As you can see it is successfully able to extract Ans (a,b,c,d) from the pdf.

But when I try to identify these in the PDF using code, it is only able to identify Ans (b), hence the output:

Found b
Found b
Found b
Found b
Found b

Could anyone please tell me what is going wrong. Thank you!

I have not used this package but I suspect that Text is just a string. In Python, strings are immutable objects, and you cannot change them. If you want to replace their content, you need to create a new string such as

Text = Text.replace(...)

That did work, but only with a few objects. It did not work with Ans: (d).

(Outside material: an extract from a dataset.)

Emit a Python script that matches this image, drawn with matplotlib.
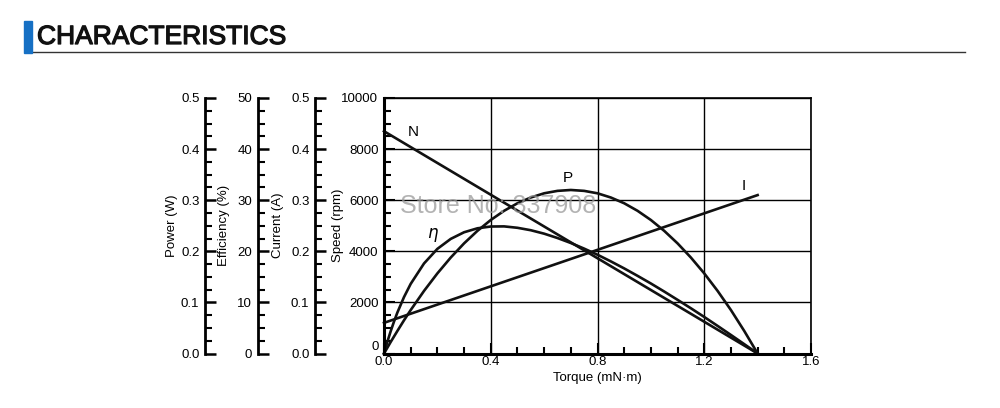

I think I am understanding why. I don’t know why but the package is extracting the text as Ans: (d) instead of Ans: (d)

If you see in the output, it replaced every ‘Ans’ except for these ones


These ones have double spaces in between : and (). I did include that in the if condition as well, but it doesn’t seem to work

elif "Ans: (c)" in Text or "Ans:  (c)" in Text:

Thank you by the way!

Your loop is very fragile.

There’s a couple of easy improvements, eg:

No = ...

for No in range(1,No+1):
  ...
  [you don't use the value of No here anywhere]

would be nicer if you didn’t reuse No that way. Because No here means 2 completely different things.

But since you’re not actually using the value of No, I think the tidiest solution would be

for _ in range(Text.count("Ans:")):
  ...

using _ as a variable name singals that it is unused, and this means you run the thing in the loop N times where N=Text.count("Ans:").

The inside of the loop is broken. How are you developing your code? Jupyter, Spyder, IDLE? Personally I’d run

index = Text.find("Ans:")
print(Text[index: index+10])

to see what symbols are actually in the string, and write a procedure from there, then stick the procedure in a function, and finally call the function from the loop.

It finds Ans: (c), but then runs (Text=)(?)Text.replace("Ans: (c)","No Answer"). so it won’t actually replace Ans: (c). if you want to you can catch this by having 8 clauses in your if elseif sequence instead of 4.

Ohh yea, I am stupid for doing this thing. I tried this:

elif "Ans: (d)" in Text or "Ans:  (d)" in Text:
        
        Text = Text.replace("Ans: (d)" or "Ans:  (d)","No Answer")

But it still only finds 3 Ans instead of 5

I am really sorry to ask this, but can you please explain what the below program does

index = Text.find("Ans:")
print(Text[index: index+10])

the string .find() method finds the first index of the specified substring, if it exists.
Then Text[index: index+10] uses that index to find a 10-character substring that starts with "Ans: ".
so for example

text = "12XX34567891234XX56789"
index = text.find("XX")
print(index)
print(text[index : index + 5])
print(text[index : index + 10])

prints

2
XX345
XX34567891

"Ans: (d)" or "Ans:  (d)" == "Ans: (d)"

(seriously, play around with interactive python)
so that’s why that part of your code isn’t working.